I remember that when I proposed to my wife, I found it somewhat hard to wrap my brain around the fact that I had started in motion the process, previously observed being undertaken by others, that would eventually lead to my being in front of an audience at a wedding; it was difficult to believe that such a simple act had started such a complicated chain of events (but it did!). It's been the same with the show. Starting in early December I've been through the whole sequence: callbacks, read-through, early rehearsals, costume fittings, tech day, dress rehearsals, and finally opening night on January 26th.

We're in the middle of the run now (6 out of 10 shows that my cast will do are in the books) and it's been an absolute blast. I'm not really an actor, I'm just playing one on stage, but evidently I can do a decent job pulling off the role of a Jewish father, and it's been very interesting thinking about my preoccupation and inner monologue and other actor-y notions. But the best part has just been being in the cast. There are 4 adults and the rest is kids between the ages of 7 and 16 (including one of my children).

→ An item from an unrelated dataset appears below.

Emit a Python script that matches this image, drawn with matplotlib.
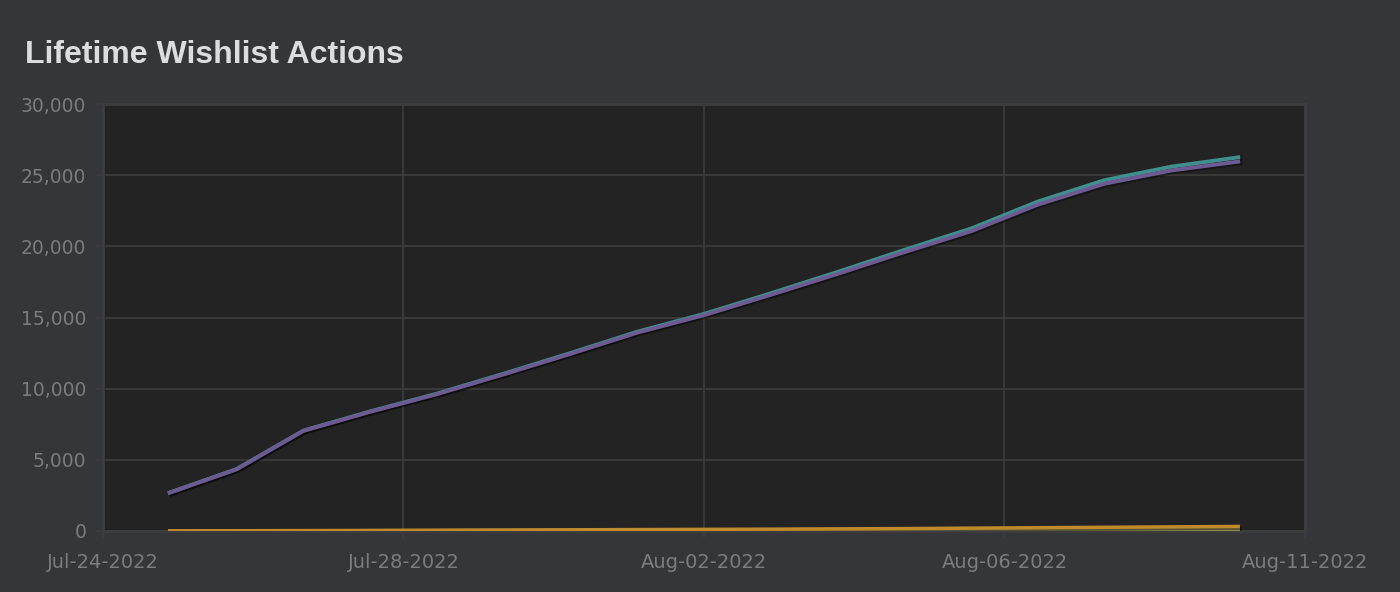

From our call for a show (which is when you have to get there) to the end is almost 4 hours, and there's a lot of downtime in there, with nothing particular to do except keep an eye on the stage monitor to avoid missing your entrance. Technically there are separate boys and girls dressing rooms, but none of the boys/men have any revealing costume changes, there are only 5 of us so the room is less crowded than the girls dressing room, and the small size of the theater means that oftentimes actors have to walk through the boys dressing room on their way to or from the stage. The net result is that a lot of people of both genders wind up hanging out in our dressing room (oh, and boys are cooler also). It's been vastly entertaining observing the cast interact--and also being a part of it, since I am a real member of the cast. The ridiculous stuff that goes on backstage and the hilarious accidents that happen during rehearsal are memories that I'll always treasure. Yes, these are the social networking kids (currently on Facebook) that I've written about before, and there is some inevitable sniping and drama, but mostly it's just good times (I'm not Facebook friends with any of them; I think that's a line I won't try to cross). I may have a small part (my character is on stage for about 6 minutes total, and gets sent off to Auschwitz early on), but now I know what it feels like to be let into the model shop.